■ Problem description ■
Reproduce from the records below, with no pictures, exactly the lines between the one containing "Emit a Python" and the one containing "labelcolor=txt)", inclusive.

■ Working data ■
_ _ _ _

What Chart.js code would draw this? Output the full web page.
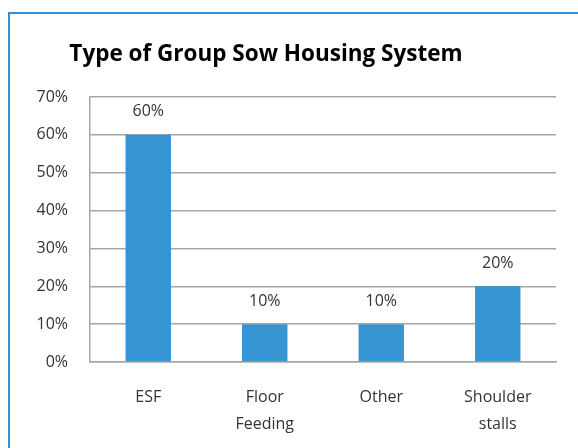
<!DOCTYPE html>
<html>
<head>
<meta charset="utf-8">
<script src="https://cdn.jsdelivr.net/npm/chart.js@4/dist/chart.umd.min.js"></script>
<style>
  html, body { margin: 0; padding: 0; background: #fff; }
  #wrap { width: 578px; height: 448px; position: relative; }
</style>
</head>
<body>
<div id="wrap"><canvas id="chart" width="578" height="448"></canvas></div>
<script>
var categories = ['ESF', ['Floor', 'Feeding'], 'Other', ['Shoulder', 'stalls']];
var shares = [60, 10, 10, 20];
var yTicks = [0, 10, 20, 30, 40, 50, 60, 70];
var chartTitle = 'Type of Group Sow Housing System';

var FONT = '"Open Sans", Lato, sans-serif';
var BLUE = '#3794d3';
var TEXT = '#333333';

// blue frame + title, drawn by hand so the title sits left of centre like the original
var framePlugin = {
  id: 'frame',
  beforeDraw: function(c) {
    var ctx = c.ctx;
    ctx.save();
    ctx.fillStyle = '#fff';
    ctx.fillRect(0, 0, c.width, c.height);
    ctx.strokeStyle = '#2b93d6';
    ctx.lineWidth = 2;
    ctx.strokeRect(9, 13, c.width + 20, c.height + 20);
    ctx.fillStyle = '#000';
    ctx.font = 'bold 22.5px ' + FONT;
    ctx.textAlign = 'center';
    ctx.textBaseline = 'alphabetic';
    ctx.fillText(chartTitle, 266, 61);
    ctx.restore();
  }
};

var valueLabels = {
  id: 'valueLabels',
  afterDatasetsDraw: function(c) {
    var ctx = c.ctx;
    var meta = c.getDatasetMeta(0);
    ctx.save();
    ctx.fillStyle = TEXT;
    ctx.font = '16px ' + FONT;
    ctx.textAlign = 'center';
    ctx.textBaseline = 'middle';
    meta.data.forEach(function(bar, i) {
      ctx.fillText(shares[i] + '%', bar.x, bar.y - 23);
    });
    ctx.restore();
  }
};

new Chart(document.getElementById('chart'), {
  type: 'bar',
  data: {
    labels: categories,
    datasets: [{ data: shares, backgroundColor: BLUE, borderWidth: 0,
      barPercentage: 0.39, categoryPercentage: 1 }]
  },
  options: {
    responsive: false, animation: false,
    layout: { padding: { top: 97, right: 22, left: 10, bottom: 0 } },
    plugins: { legend: { display: false }, tooltip: { enabled: false } },
    scales: {
      y: {
        min: 0, max: 70,
        afterFit: function(s) { s.width = 80; },
        afterBuildTicks: function(s) { s.ticks = yTicks.map(function(v) { return { value: v }; }); },
        ticks: { padding: 22, color: TEXT, font: { family: FONT, size: 16 },
          callback: function(v) { return v + '%'; } },
        grid: { color: '#a6a6a6', lineWidth: 1.5, drawTicks: false },
        border: { color: '#a6a6a6', width: 1.5 }
      },
      x: {
        afterFit: function(s) { s.height = 86; },
        ticks: { padding: 22, color: TEXT, maxRotation: 0,
          font: { family: FONT, size: 16, lineHeight: 1.7 } },
        grid: { display: false, drawTicks: false },
        border: { color: '#a6a6a6', width: 1.5 }
      }
    }
  },
  plugins: [framePlugin, valueLabels]
});
</script>
</body>
</html>
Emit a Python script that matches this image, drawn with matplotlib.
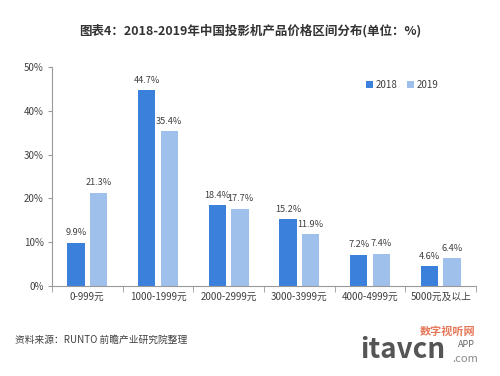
import matplotlib
matplotlib.use("Agg")
import matplotlib.pyplot as plt
import numpy as np

plt.rcParams['font.family'] = ['Noto Sans CJK SC', 'DejaVu Sans']

categories = ["0-999元", "1000-1999元", "2000-2999元", "3000-3999元", "4000-4999元", "5000元及以上"]
v2018 = [9.9, 44.7, 18.4, 15.2, 7.2, 4.6]
v2019 = [21.3, 35.4, 17.7, 11.9, 7.4, 6.4]
yticks = [0, 10, 20, 30, 40, 50]

c18 = "#3b80da"
c19 = "#a0c0ec"
txt = "#404040"

fig = plt.figure(figsize=(5, 3.76), dpi=100)
ax = fig.add_axes([0.104, 0.239, 0.848, 0.583])

x = np.arange(len(categories))
w = 0.245
off = 0.16
b1 = ax.bar(x - off, v2018, w, color=c18, label="2018")
b2 = ax.bar(x + off, v2019, w, color=c19, label="2019")
for bars, vals in ((b1, v2018), (b2, v2019)):
    for b, v in zip(bars, vals):
        ax.text(b.get_x() + b.get_width() / 2, v + 1.2, f"{v}%", ha="center", va="bottom",
                fontsize=6.6, color=txt)

ax.set_xlim(-0.5, len(categories) - 0.5)
ax.set_ylim(0, 50)
ax.set_yticks(yticks)
ax.set_yticklabels([f"{t}%" for t in yticks], fontsize=7, color=txt)
ax.set_xticks(x)
ax.set_xticklabels(categories, fontsize=7, color=txt)
ax.set_xticks(np.arange(len(categories) + 1) - 0.5, minor=True)
ax.tick_params(axis="x", which="major", length=0, pad=4)
ax.tick_params(axis="x", which="minor", length=4, color="#999999")
ax.tick_params(axis="y", length=3, color="#999999", pad=3)
for s in ("top", "right"):
    ax.spines[s].set_visible(False)
for s in ("left", "bottom"):
    ax.spines[s].set_color("#999999")
    ax.spines[s].set_linewidth(0.8)

ax.legend(loc="upper left", bbox_to_anchor=(0.72, 0.98), ncol=2, frameon=False, fontsize=7,
          handlelength=0.7, handleheight=0.7, handletextpad=0.3, columnspacing=1.0,
          labelcolor=txt)

fig.text(0.5, 0.917, "图表4：2018-2019年中国投影机产品价格区间分布(单位：%)", ha="center", va="center",
         fontsize=9, fontweight="bold", color="#333333")
fig.text(0.03, 0.095, "资料来源：RUNTO 前瞻产业研究院整理", ha="left", va="center",
         fontsize=7, color="#404040")
fig.text(0.84, 0.118, "数字视听网", ha="left", va="center", fontsize=8, color="#e0603a",
         fontweight="bold", alpha=0.85)
fig.text(0.72, 0.07, "itavcn", ha="left", va="center", fontsize=20, color="#555555",
         fontweight="bold")
fig.text(0.905, 0.045, ".com", ha="left", va="center", fontsize=8, color="#888888")
fig.text(0.915, 0.085, "APP", ha="left", va="center", fontsize=6.5, color="#666666")

fig.savefig("out.png", dpi=100, facecolor="white")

_ _ _ _

■ Full solution ■
Emit a Python script that matches this image, drawn with matplotlib.
import matplotlib
matplotlib.use("Agg")
import matplotlib.pyplot as plt
import numpy as np

plt.rcParams['font.family'] = ['Noto Sans CJK SC', 'DejaVu Sans']

categories = ["0-999元", "1000-1999元", "2000-2999元", "3000-3999元", "4000-4999元", "5000元及以上"]
v2018 = [9.9, 44.7, 18.4, 15.2, 7.2, 4.6]
v2019 = [21.3, 35.4, 17.7, 11.9, 7.4, 6.4]
yticks = [0, 10, 20, 30, 40, 50]

c18 = "#3b80da"
c19 = "#a0c0ec"
txt = "#404040"

fig = plt.figure(figsize=(5, 3.76), dpi=100)
ax = fig.add_axes([0.104, 0.239, 0.848, 0.583])

x = np.arange(len(categories))
w = 0.245
off = 0.16
b1 = ax.bar(x - off, v2018, w, color=c18, label="2018")
b2 = ax.bar(x + off, v2019, w, color=c19, label="2019")
for bars, vals in ((b1, v2018), (b2, v2019)):
    for b, v in zip(bars, vals):
        ax.text(b.get_x() + b.get_width() / 2, v + 1.2, f"{v}%", ha="center", va="bottom",
                fontsize=6.6, color=txt)

ax.set_xlim(-0.5, len(categories) - 0.5)
ax.set_ylim(0, 50)
ax.set_yticks(yticks)
ax.set_yticklabels([f"{t}%" for t in yticks], fontsize=7, color=txt)
ax.set_xticks(x)
ax.set_xticklabels(categories, fontsize=7, color=txt)
ax.set_xticks(np.arange(len(categories) + 1) - 0.5, minor=True)
ax.tick_params(axis="x", which="major", length=0, pad=4)
ax.tick_params(axis="x", which="minor", length=4, color="#999999")
ax.tick_params(axis="y", length=3, color="#999999", pad=3)
for s in ("top", "right"):
    ax.spines[s].set_visible(False)
for s in ("left", "bottom"):
    ax.spines[s].set_color("#999999")
    ax.spines[s].set_linewidth(0.8)

ax.legend(loc="upper left", bbox_to_anchor=(0.72, 0.98), ncol=2, frameon=False, fontsize=7,
          handlelength=0.7, handleheight=0.7, handletextpad=0.3, columnspacing=1.0,
          labelcolor=txt)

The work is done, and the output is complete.